Nous pouvons contrecarrer ces hypothèses oppressives en proposant un point de vue extérieur à la logique du capitalisme. Par exemple, nous pouvons remplacer le concept d’exploitation et de domination par la coopération et l’assistance mutuelle. Les idées qui suivent remettent en cause les manières de penser et d’agir du capitalisme :

  • Assez, c’est assez — de combien avons-nous vraiment besoin pour vivre bien ? Nous pouvons distinguer entre les besoins encouragés par le capitalisme et sa publicité, et nos réels besoins. Nous pouvons imaginer réduire notre consommation de moitié — quels seraient les sentiments que vous auriez à gérer si vous deviez le faire ?
  • Chaque être humain, chaque esprit humain, a autant de valeur et mérite autant de soin et d’accès aux ressources.
  • C’est le système économique capitaliste qui est responsable de la pauvreté systémique — ce n’est pas la faute des individus.
  • Les inégalités économiques n’ont aucun sens. Il est naturel d’avoir le cœur brisé et de ressentir de la peine à ce sujet. Il est approprié d’être scandalisé·e et révolté·e à propos de la distribution fortement inégale des ressources.
  • Il y a assez de ressources pour répondre aux besoins de tout le monde. Avec de la coopération, tout le monde réussit.
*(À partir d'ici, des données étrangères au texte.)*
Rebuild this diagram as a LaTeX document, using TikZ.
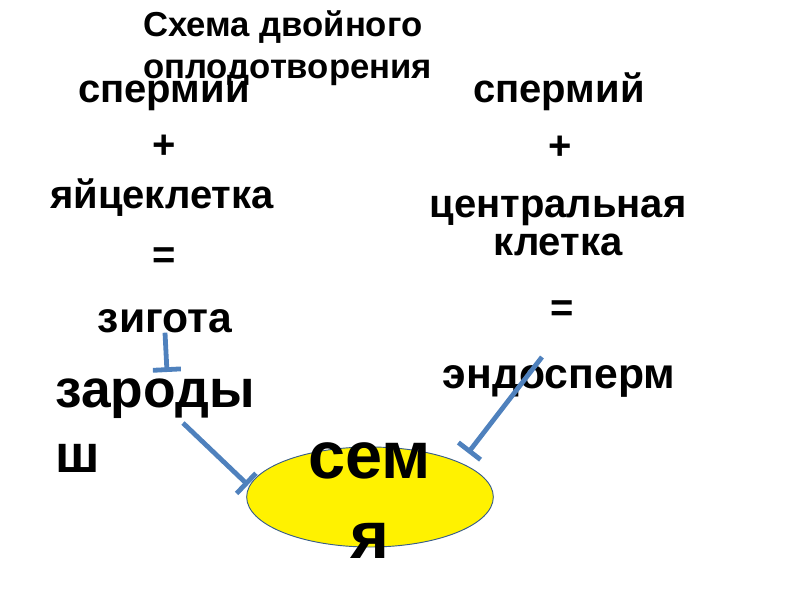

Il n’y a pas de “perdants”. Il n’y a aucun conflit d’intérêt entre les humains.
  • Ce qui est à moi est à toi et ce qui est à toi est à moi — comment serait-ce de vivre sur la base de cette décision ? Comment vous sentiriez-vous s’il n’existe pas de propriété privée et de possessions individuelles ?
  • Abandonnez toute forme de distraction — notamment les accoutumances au fait de posséder davantage et de fuir vos émotions. Nous pouvons faire face aux incertitudes et aux peurs et ne pas nous reposer sur la pseudo-réalité promise par le consumérisme.
  • Remarquez que nous sommes activement et inévitablement impliqué·e·s dans le système capitaliste, que chaque achat génère des profits pour la classe possédante.
  • Travaillez à éliminer toutes les formes de maltraitance des humains par d’autres humains. Agissez à partir de l’idée que chaque personne est un·e allié·e potentiel·le et que vous pouvez être l’allié·e de tout le monde. Refusez d’être séparé·e des autres personnes.
  • Encouragez le leadership des jeunes personnes, des personnes autochtones, des personnes pauvres et de classe ouvrière, des personnes de couleur et des personnes issues des Pays du Sud.
  • Connectez-vous à la terre de manière quotidienne. Remarquez l’air, l’eau, le vent, les arbres.
  • Considérez qu’il existe des alternatives au capitalisme qui amélioreraient la vie de tous les gens.
  • Récupérez votre capacité de jouer, votre joie et votre bonheur.
  • Soyez profondément bienveillant·e. Aimez la terre. La bienveillance est l’antidote de l’indifférence. Si vous êtes dans le doute, choisissez la bienveillance.
  • Si vous éprouvez aucun doute, choisissez d’unifier la race humaine et de préserver le vivant.

Guérir des attitudes de capitalisme intériorisé

À mesure que nous comprenons pleinement à quel point nous avons intériorisé les messages capitalistes, et à quel point cet état d’esprit est oppressif, nous allons probablement dévoiler des blessures profondes. À mesure que nous guérissons de ces blessures, à mesure que nous guérissons du capitalisme intériorisé, nous pourrons penser avec davantage de créativité et de rationalité à propos de l’urgence climatique et agir avec davantage de puissance.